Mi dicevo: anche se avessi 10 figli sarebbe troppo poco, voglio amare il mondo intero. Venivano ogni tanto in paese dei missionari, tra cui il nostro compaesano padre Medici. Vennero anche i nostri fondatori. “Non sarete venuti a prenderne un'altra!” disse loro mio padre. “No, no, papà Chiletti, gli rispose p. Spagnolo, basta una”. E aggiunse quasi sottovoce: “…almeno per adesso”. Anch'io a 17 anni pensavo di entrare, ma il parroco mi convinse ad aspettare per vedere come andavano le cose con Anna, maggiore di me. Mi impegnai a vivere da missionaria a casa e tre anni dopo entrai anch'io tra le Saveriane. La mamma ci diceva: “Andate, ma pensateci bene e sappiate comunque che la porta di casa è sempre aperta”.

Agnese: L'ambiente in cui siamo vissute ci ha educate a condividere. Anche una sola caramella era spezzettata e condivisa fra tutti noi fratelli. Ho conosciuto diverse persone che mi sono rimaste impresse. Ad esempio suor Paola, Missionaria Francescana: una persona semplice e larga di cuore, sempre attenta agli altri. Leggevo la vita di S. Francesco Saverio, di p. Damiano, apostolo dei lebbrosi, di mons. Guido Maria Conforti, fondatore dei Missionari Saveriani.

Nel 1968 Anna e Rosa erano già in missione. Non volendo essere condizionata da loro nelle mie scelte, non dissi niente della mia ricerca. Conobbi un gruppo di volontari missionari, ma anch'io volevo essere consacrata e missionaria per sempre. Quando le Saveriane venivano a casa nostra le osservavo bene. Una di loro mi colpì particolarmente per la sua semplicità e gioia. Il mio direttore spirituale mi avvertì: “Guarda che ti potrebbero chiedere anche di rimanere in Italia”. Non riuscendo a decidermi, iniziai una novena allo Spirito Santo e alla fine decisi. Avevo 21 anni. La mamma mi chiese: “Hai già deciso?” “Sì” e non gliene avevo mai parlato prima. “Mi fai rabbia”, essa allora esclamò, “tanto che non ti preparerei niente di corredo! L'hai detto almeno a tuo padre?” “No”. “Va là, che glielo dico io!”.

Quali sono le più grandi sfide che avete incontrato nella vostra vita missionaria?

Rosa: Quando fui destinata agli USA, rimasi inizialmente delusa, perché avevo sempre pensato all'Africa. Votarsi alla missione senza sapere dove andrai a “sbattere la testa” è una sfida, ma è una scelta di fede. I missionari, le missionarie devono essere sempre disponibili alle esigenze della missione.
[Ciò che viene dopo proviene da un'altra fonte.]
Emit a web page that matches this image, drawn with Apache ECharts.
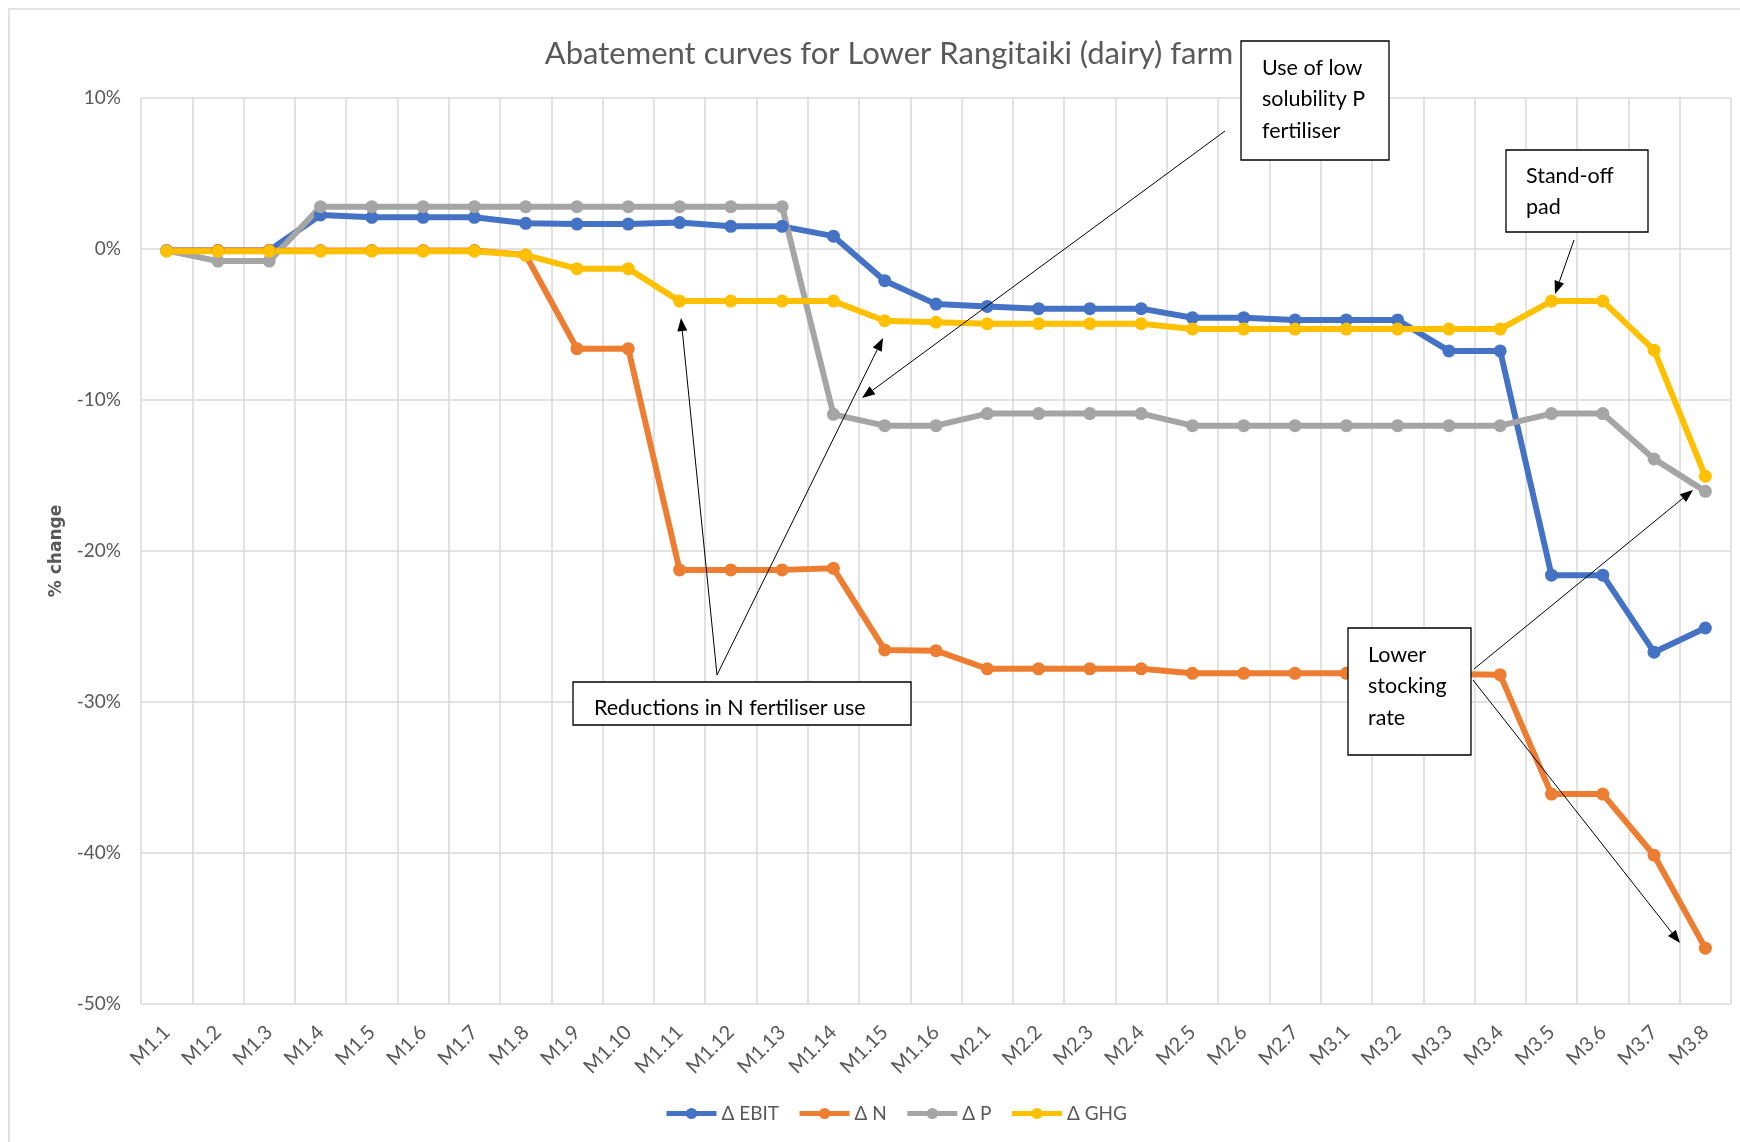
<!DOCTYPE html>
<html>
<head>
<meta charset="utf-8">
<script src="https://cdn.jsdelivr.net/npm/echarts@6/dist/echarts.min.js"></script>
<style>
html,body{margin:0;padding:0;background:#fff;}
#chart{width:1740px;height:1142px;}
</style>
</head>
<body>
<div id="chart"></div>
<script>
// categories (measures)
var categories = ['M1.1','M1.2','M1.3','M1.4','M1.5','M1.6','M1.7','M1.8','M1.9','M1.10',
    'M1.11','M1.12','M1.13','M1.14','M1.15','M1.16',
    'M2.1','M2.2','M2.3','M2.4','M2.5','M2.6','M2.7',
    'M3.1','M3.2','M3.3','M3.4','M3.5','M3.6','M3.7','M3.8'];

// % change values
var dEbit = [-0.1,-0.1,-0.1,2.25,2.1,2.1,2.1,1.7,1.65,1.65,1.75,1.5,1.5,0.85,-2.1,-3.65,
    -3.8,-3.95,-3.95,-3.95,-4.55,-4.55,-4.7,
    -4.7,-4.7,-6.75,-6.75,-21.6,-21.6,-26.7,-25.1];
var dN = [-0.1,-0.1,-0.1,-0.1,-0.1,-0.1,-0.1,-0.4,-6.6,-6.6,-21.25,-21.25,-21.25,-21.15,-26.55,-26.6,
    -27.8,-27.8,-27.8,-27.8,-28.1,-28.1,-28.1,
    -28.1,-28.1,-28.15,-28.2,-36.1,-36.1,-40.15,-46.3];
var dP = [-0.1,-0.8,-0.8,2.8,2.8,2.8,2.8,2.8,2.8,2.8,2.8,2.8,2.8,-10.95,-11.7,-11.7,
    -10.9,-10.9,-10.9,-10.9,-11.7,-11.7,-11.7,
    -11.7,-11.7,-11.7,-11.7,-10.9,-10.9,-13.9,-16.05];
var dGhg = [-0.15,-0.15,-0.15,-0.15,-0.15,-0.15,-0.15,-0.4,-1.3,-1.3,-3.45,-3.45,-3.45,-3.45,-4.75,-4.85,
    -4.95,-4.95,-4.95,-4.95,-5.3,-5.3,-5.3,
    -5.3,-5.3,-5.3,-5.3,-3.45,-3.45,-6.7,-15.05];

var seriesNames = ['\u0394 EBIT','\u0394 N','\u0394 P','\u0394 GHG'];
var seriesColors = ['#4472C4','#ED7D31','#A5A5A5','#FFC000'];

// callout boxes and arrows (pixel layout)
var boxes = [
    {x:1241, y:41, w:148, h:119, text:'Use of low\nsolubility P\nfertiliser', tx:1262, ty:52},
    {x:573, y:682, w:338, h:43, text:'Reductions in N fertiliser use', tx:594, ty:692},
    {x:1506, y:150, w:142, h:82, text:'Stand-off\npad', tx:1526, ty:160},
    {x:1348, y:628, w:123, h:127, text:'Lower\nstocking\nrate', tx:1368, ty:639}
];
var arrows = [
    [1225,131,862,398],
    [717,675,681,318],
    [717,675,883,338],
    [1574,240,1555,294],
    [1474,669,1693,490],
    [1473,680,1680,943]
];

var font = 'Lato, "Noto Sans", sans-serif';

var chart = echarts.init(document.getElementById('chart'));

var series = [];
var lists = [dEbit, dN, dP, dGhg];
for (var i = 0; i < lists.length; i++) {
    series.push({
        name: seriesNames[i],
        type: 'line',
        data: lists[i],
        symbol: 'circle',
        symbolSize: 13,
        color: seriesColors[i],
        lineStyle: {width: 6, color: seriesColors[i]},
        itemStyle: {color: seriesColors[i]},
        emphasis: {disabled: true},
        animation: false
    });
}

function arrowParts(a) {
    var x1 = a[0], y1 = a[1], x2 = a[2], y2 = a[3];
    var dx = x2 - x1, dy = y2 - y1;
    var len = Math.sqrt(dx * dx + dy * dy);
    var ux = dx / len, uy = dy / len;
    var hl = 13, hw = 5;
    var bx = x2 - ux * hl, by = y2 - uy * hl;
    return [
        {type:'line', z:100, shape:{x1:x1, y1:y1, x2:bx, y2:by}, style:{stroke:'#000', lineWidth:1}},
        {type:'polygon', z:100, shape:{points:[[x2,y2],[bx - uy*hw, by + ux*hw],[bx + uy*hw, by - ux*hw]]}, style:{fill:'#000'}}
    ];
}

var graphics = [
    {type:'rect', z:-10, shape:{x:9, y:9, width:1740, height:1140}, style:{fill:'none', stroke:'#d9d9d9', lineWidth:1.5}}
];
for (var b = 0; b < boxes.length; b++) {
    var bx = boxes[b];
    graphics.push({type:'rect', z:100, shape:{x:bx.x, y:bx.y, width:bx.w, height:bx.h},
        style:{fill:'#fff', stroke:'#000', lineWidth:1.3}});
    graphics.push({type:'text', z:101, x:bx.tx, y:bx.ty,
        style:{text:bx.text, fontSize:21.5, fontFamily:font, fill:'#000', lineHeight:31.5, verticalAlign:'top'}});
}
for (var k = 0; k < arrows.length; k++) {
    graphics = graphics.concat(arrowParts(arrows[k]));
}

var option = {
    backgroundColor: '#fff',
    animation: false,
    title: {
        text: 'Abatement curves for Lower Rangitaiki (dairy) farm',
        left: 884,
        textAlign: 'center',
        top: 33,
        textStyle: {fontFamily: font, fontSize: 31, fontWeight: 'normal', color: '#595959'}
    },
    legend: {
        data: seriesNames,
        left: 659,
        top: 1099,
        itemWidth: 50,
        itemHeight: 14,
        itemGap: 18,
        lineStyle: {width: 5},
        textStyle: {fontFamily: font, fontSize: 19, color: '#595959'}
    },
    grid: {left: 141, right: 9, top: 98, bottom: 138},
    xAxis: {
        type: 'category',
        data: categories,
        boundaryGap: true,
        axisLine: {show: false},
        axisTick: {show: false},
        axisLabel: {rotate: 45, margin: 25, fontFamily: font, fontSize: 20, color: '#595959'},
        splitLine: {show: true, lineStyle: {color: '#d9d9d9', width: 1.5}}
    },
    yAxis: {
        type: 'value',
        min: -50,
        max: 10,
        interval: 10,
        name: '% change',
        nameLocation: 'middle',
        nameGap: 76,
        nameRotate: 90,
        nameTextStyle: {fontFamily: '"DejaVu Sans", sans-serif', fontSize: 17, fontWeight: 'bold', color: '#595959'},
        axisLine: {show: false},
        axisTick: {show: false},
        axisLabel: {formatter: '{value}%', margin: 20, fontFamily: font, fontSize: 19, color: '#595959'},
        splitLine: {show: true, lineStyle: {color: '#d9d9d9', width: 1.5}}
    },
    series: series,
    graphic: graphics
};
chart.setOption(option);
</script>
</body>
</html>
Anna: Una grande sfida è vedere che si è limitati e che non si arriva a fare tutto ciò di cui ci sarebbe bisogno e che la gente vorrebbe da noi. Siamo “poveri servi”. Il momento più difficile per me è stato quando in Brasile abbiamo lasciato una diocesi dove avevamo già organizzato un bel lavoro pastorale che cominciava a dare i suoi frutti. Piangevo e pregavo. Avevo quasi la voglia di piantare lì tutto, ma questa tentazione… non trovò spazio in me.

Agnese: Capita che la missione offra opportunità e faccia appelli a cui, per causa di limiti umani e prospettive diverse, non si riesca a rispondere. Anche la vita comunitaria può diventare allora un'avventura di fede e una sfida.

Quali le gioie più grandi?

Agnese: Ho sperimentato che è bello e gioioso donarsi.

Anna: Pur avendo desiderato l'Africa, in Brasile in una missione che non avevo pensato, mi sono sentita felice, Non ho mai scelto di andare qua o là. Ho capito che la cosa essenziale è essere “sua” in ogni situazione e ovunque.

Rosa: Il Signore non ha smesso di dirmi “Seguimi”. Mi trovavo molto bene a New York: nel quartiere di Harlem c'era il mondo intero. Poi è arrivata la telefonata: “Abbiamo bisogno di te qui in Italia”: Mi è dispiaciuto tanto ed ho pregato: “Dammi, Signore la pace della mente e del cuore”. Credo che me l'abbia data. Un pensiero mi raggiunse: “Non ti ho chiesto di capire, t'ho chiesto di dirmi di sì”. Dentro di me nascevano tante domande. Mi aiutò il pensare alle mamme di famiglia che incontravo nel quartiere.

Anche loro avranno avuto i loro sogni, mi dicevo, eppure obbediscono alle esigenze della vita. La loro fede aiutava la mia.